Begin Dataset extract

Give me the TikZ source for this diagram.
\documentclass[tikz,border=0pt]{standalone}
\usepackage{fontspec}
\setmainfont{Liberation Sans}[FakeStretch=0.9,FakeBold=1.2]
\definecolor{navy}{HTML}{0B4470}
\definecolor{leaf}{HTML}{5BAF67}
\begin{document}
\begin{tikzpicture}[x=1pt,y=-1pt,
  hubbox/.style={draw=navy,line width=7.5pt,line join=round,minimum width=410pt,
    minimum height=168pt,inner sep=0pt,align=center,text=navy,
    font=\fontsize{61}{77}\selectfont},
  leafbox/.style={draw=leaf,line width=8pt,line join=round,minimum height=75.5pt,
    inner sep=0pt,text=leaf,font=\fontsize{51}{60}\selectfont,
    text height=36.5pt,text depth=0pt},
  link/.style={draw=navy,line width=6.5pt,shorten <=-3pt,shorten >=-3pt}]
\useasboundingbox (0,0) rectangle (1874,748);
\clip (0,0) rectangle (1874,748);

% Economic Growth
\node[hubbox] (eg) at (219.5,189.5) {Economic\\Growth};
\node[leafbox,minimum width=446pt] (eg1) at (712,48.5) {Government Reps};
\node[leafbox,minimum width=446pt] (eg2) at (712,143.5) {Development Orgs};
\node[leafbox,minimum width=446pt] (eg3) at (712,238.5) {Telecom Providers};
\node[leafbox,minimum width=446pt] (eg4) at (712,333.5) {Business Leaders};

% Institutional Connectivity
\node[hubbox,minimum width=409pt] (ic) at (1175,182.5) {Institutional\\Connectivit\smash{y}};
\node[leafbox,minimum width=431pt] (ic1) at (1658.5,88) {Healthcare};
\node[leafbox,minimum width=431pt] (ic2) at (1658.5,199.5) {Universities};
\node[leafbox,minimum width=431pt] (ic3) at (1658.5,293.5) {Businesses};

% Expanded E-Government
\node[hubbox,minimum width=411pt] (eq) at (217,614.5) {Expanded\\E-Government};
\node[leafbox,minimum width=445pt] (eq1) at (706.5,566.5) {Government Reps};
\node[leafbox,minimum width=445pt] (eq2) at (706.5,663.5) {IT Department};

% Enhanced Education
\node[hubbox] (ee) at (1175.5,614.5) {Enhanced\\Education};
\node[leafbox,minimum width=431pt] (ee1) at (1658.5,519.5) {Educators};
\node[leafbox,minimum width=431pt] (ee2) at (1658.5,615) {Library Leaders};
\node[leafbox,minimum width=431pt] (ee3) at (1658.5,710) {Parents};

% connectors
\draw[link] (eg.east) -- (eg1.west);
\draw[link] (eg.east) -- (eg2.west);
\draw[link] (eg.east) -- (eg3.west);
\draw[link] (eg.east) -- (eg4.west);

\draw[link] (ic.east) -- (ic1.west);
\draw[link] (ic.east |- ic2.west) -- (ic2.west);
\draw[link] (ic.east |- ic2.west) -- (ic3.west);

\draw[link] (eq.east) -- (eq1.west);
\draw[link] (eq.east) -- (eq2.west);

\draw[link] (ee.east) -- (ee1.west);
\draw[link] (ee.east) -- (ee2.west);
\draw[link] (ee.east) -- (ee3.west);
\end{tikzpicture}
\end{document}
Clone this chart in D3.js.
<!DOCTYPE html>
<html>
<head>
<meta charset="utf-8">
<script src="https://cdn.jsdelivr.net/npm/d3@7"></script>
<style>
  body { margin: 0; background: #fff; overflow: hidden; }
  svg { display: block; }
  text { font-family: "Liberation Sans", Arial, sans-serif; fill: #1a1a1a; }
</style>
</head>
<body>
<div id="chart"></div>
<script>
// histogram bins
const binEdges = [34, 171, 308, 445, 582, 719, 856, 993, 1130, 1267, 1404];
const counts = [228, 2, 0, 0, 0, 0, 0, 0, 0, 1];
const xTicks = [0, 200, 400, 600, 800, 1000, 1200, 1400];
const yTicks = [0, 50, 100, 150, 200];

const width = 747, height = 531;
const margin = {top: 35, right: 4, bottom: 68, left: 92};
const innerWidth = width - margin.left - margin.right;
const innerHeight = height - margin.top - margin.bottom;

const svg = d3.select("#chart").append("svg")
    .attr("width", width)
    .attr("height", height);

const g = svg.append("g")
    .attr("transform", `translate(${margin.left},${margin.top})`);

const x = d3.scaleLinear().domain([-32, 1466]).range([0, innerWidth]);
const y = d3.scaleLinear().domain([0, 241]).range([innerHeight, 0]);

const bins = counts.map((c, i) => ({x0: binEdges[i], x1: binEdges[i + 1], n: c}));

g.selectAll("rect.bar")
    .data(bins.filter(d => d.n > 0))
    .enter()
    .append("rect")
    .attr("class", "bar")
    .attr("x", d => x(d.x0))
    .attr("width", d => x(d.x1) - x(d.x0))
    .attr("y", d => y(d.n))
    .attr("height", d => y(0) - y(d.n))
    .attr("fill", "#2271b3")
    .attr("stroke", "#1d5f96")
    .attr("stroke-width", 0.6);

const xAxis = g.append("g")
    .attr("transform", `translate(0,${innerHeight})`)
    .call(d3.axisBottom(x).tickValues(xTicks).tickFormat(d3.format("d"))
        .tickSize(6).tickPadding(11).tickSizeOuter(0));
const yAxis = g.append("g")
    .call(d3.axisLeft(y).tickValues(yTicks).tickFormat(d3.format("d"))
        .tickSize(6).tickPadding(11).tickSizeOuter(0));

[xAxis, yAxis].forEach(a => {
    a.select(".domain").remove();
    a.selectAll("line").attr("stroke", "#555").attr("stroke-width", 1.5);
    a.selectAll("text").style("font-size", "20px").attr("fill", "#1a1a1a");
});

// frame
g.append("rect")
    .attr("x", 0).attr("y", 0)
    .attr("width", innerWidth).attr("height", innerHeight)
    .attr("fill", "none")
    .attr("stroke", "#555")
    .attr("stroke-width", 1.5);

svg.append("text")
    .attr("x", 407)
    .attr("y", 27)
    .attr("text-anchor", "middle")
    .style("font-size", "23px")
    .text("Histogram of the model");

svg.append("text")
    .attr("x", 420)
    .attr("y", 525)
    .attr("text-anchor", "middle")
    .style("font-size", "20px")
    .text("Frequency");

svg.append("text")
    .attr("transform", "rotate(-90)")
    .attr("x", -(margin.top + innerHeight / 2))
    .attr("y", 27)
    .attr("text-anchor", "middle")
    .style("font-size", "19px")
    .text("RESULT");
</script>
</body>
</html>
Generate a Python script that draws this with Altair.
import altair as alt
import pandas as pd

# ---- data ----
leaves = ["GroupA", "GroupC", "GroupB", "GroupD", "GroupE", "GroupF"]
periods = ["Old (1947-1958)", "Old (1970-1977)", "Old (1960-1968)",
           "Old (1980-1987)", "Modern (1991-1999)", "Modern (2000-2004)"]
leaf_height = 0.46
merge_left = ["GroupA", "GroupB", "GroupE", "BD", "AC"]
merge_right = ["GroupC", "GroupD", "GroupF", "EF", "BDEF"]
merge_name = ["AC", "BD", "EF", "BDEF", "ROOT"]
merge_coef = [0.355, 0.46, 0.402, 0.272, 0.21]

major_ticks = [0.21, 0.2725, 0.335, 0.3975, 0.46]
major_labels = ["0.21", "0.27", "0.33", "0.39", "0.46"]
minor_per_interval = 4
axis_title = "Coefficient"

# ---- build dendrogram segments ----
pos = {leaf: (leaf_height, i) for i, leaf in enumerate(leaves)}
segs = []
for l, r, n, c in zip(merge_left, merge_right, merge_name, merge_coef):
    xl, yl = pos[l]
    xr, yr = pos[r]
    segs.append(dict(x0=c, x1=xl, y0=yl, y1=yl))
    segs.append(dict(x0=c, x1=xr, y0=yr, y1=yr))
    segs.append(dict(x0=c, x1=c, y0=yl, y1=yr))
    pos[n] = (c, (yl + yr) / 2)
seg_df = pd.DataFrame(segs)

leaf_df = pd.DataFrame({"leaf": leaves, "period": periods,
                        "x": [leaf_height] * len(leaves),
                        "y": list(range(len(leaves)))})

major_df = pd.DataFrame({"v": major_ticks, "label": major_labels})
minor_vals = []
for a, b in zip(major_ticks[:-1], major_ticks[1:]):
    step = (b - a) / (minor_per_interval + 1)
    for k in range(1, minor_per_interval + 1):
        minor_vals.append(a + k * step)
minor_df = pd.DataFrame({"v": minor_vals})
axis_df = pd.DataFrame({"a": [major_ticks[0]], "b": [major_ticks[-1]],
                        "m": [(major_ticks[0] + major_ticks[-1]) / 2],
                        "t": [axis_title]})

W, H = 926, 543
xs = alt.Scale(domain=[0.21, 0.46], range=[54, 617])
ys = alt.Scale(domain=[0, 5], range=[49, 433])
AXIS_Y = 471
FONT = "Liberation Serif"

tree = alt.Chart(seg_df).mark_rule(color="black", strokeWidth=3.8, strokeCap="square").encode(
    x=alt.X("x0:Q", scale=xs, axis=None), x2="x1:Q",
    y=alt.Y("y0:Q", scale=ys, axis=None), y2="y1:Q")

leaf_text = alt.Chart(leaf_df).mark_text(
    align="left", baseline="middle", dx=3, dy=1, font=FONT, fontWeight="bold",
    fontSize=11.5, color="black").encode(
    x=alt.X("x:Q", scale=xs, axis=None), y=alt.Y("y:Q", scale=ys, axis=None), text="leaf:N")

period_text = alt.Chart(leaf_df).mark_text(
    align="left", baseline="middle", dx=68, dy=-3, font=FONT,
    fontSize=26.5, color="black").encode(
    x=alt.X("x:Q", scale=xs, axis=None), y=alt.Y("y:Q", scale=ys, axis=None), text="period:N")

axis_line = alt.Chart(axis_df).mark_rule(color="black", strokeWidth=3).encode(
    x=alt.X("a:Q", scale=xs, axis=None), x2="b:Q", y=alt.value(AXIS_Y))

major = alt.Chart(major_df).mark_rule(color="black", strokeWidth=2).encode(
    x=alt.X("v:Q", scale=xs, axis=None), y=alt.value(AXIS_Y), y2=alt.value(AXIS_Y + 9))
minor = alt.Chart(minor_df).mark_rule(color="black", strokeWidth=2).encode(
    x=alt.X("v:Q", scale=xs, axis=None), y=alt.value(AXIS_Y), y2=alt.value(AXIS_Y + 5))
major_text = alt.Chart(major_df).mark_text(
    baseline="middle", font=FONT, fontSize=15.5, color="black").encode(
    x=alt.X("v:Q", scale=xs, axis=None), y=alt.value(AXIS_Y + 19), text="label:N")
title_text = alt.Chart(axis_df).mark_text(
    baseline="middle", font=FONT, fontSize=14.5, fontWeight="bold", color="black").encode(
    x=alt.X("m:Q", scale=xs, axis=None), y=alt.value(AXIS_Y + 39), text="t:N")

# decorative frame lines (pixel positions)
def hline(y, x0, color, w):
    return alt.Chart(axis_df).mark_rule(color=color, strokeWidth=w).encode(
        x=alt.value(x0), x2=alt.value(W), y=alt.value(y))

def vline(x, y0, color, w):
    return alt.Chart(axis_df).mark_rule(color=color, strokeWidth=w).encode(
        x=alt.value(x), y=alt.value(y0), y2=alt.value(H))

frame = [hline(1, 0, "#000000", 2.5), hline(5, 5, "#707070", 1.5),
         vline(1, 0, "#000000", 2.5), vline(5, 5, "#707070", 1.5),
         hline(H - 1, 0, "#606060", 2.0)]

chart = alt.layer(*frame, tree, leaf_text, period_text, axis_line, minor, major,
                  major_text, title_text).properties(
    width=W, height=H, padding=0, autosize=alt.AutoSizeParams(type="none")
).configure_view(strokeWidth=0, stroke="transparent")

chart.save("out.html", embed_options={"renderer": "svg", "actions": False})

End Dataset extract

◆ Written request:
Quote the data above verbatim from its first line to the line that includes "width=446pt] (eg4) at", with both boundary lines retained.

◆ The answer:
Give me the TikZ source for this diagram.
\documentclass[tikz,border=0pt]{standalone}
\usepackage{fontspec}
\setmainfont{Liberation Sans}[FakeStretch=0.9,FakeBold=1.2]
\definecolor{navy}{HTML}{0B4470}
\definecolor{leaf}{HTML}{5BAF67}
\begin{document}
\begin{tikzpicture}[x=1pt,y=-1pt,
  hubbox/.style={draw=navy,line width=7.5pt,line join=round,minimum width=410pt,
    minimum height=168pt,inner sep=0pt,align=center,text=navy,
    font=\fontsize{61}{77}\selectfont},
  leafbox/.style={draw=leaf,line width=8pt,line join=round,minimum height=75.5pt,
    inner sep=0pt,text=leaf,font=\fontsize{51}{60}\selectfont,
    text height=36.5pt,text depth=0pt},
  link/.style={draw=navy,line width=6.5pt,shorten <=-3pt,shorten >=-3pt}]
\useasboundingbox (0,0) rectangle (1874,748);
\clip (0,0) rectangle (1874,748);

% Economic Growth
\node[hubbox] (eg) at (219.5,189.5) {Economic\\Growth};
\node[leafbox,minimum width=446pt] (eg1) at (712,48.5) {Government Reps};
\node[leafbox,minimum width=446pt] (eg2) at (712,143.5) {Development Orgs};
\node[leafbox,minimum width=446pt] (eg3) at (712,238.5) {Telecom Providers};
\node[leafbox,minimum width=446pt] (eg4) at (712,333.5) {Business Leaders};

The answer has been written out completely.